# Module 2: Data Exploration and Visualization

## Data Cleaning and Preprocessing
- Handling missing values
- Data types and conversions
- Outlier detection

## Exploratory Data Analysis (EDA)
- Summary statistics
- Correlation analysis

## Visualization Techniques
- Bar charts, histograms, scatter plots
- Using matplotlib/seaborn (Python)

## Practice Exercise
1. Load a sample marketing dataset and perform EDA.
2. Visualize the distribution of a key variable.

## Practice with Imaginary Data

Let's create a small imaginary marketing dataset for hands-on analytics practice. This will help you understand the structure and key variables before working with real data.

In [None]:
import pandas as pd
import numpy as np

# Create imaginary marketing data
data = {
    'ID': range(1, 21),
    'Age': np.random.randint(22, 60, 20),
    'Gender': np.random.choice(['Male', 'Female'], 20),
    'Income': np.random.randint(30000, 120000, 20),
    'Campaign_Contacted': np.random.choice([0, 1], 20, p=[0.3, 0.7]),
    'Response': np.random.choice([0, 1], 20, p=[0.7, 0.3]),
    'Purchases': np.random.randint(1, 10, 20)
}
df_imaginary = pd.DataFrame(data)
df_imaginary.head()

### Example: Calculate Key Metrics from Imaginary Data

In [None]:
# Total number of customers
num_customers = df_imaginary['ID'].nunique()
print(f'Total customers: {num_customers}')

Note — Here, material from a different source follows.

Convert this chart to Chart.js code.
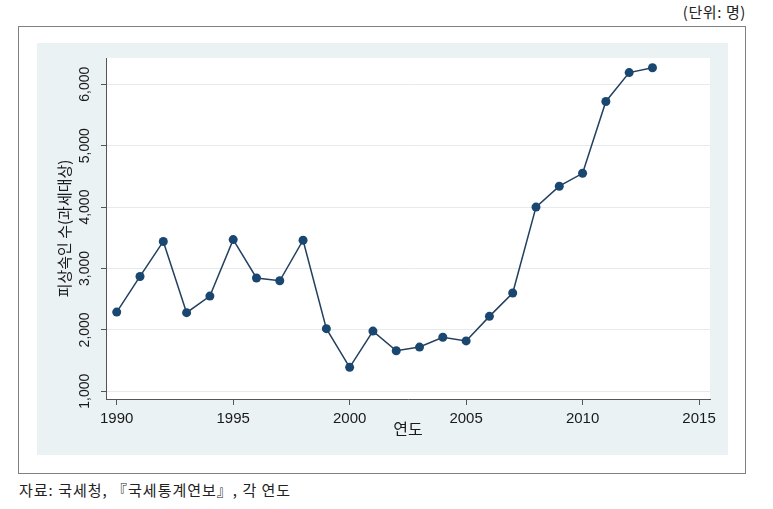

# Average sales per customer
avg_sales = df_imaginary['Income'].mean()
print(f'Average sales (Income): {avg_sales:.2f}')

# Campaign response rate
response_rate = df_imaginary['Response'].mean() * 100
print(f'Campaign response rate: {response_rate:.2f}%')

# Average purchases per customer
avg_purchases = df_imaginary['Purchases'].mean()
print(f'Average purchases per customer: {avg_purchases:.2f}')

### Try it Yourself
- Calculate the percentage of customers contacted by the campaign.
- Find the average income by gender.
- Visualize the distribution of purchases using a histogram.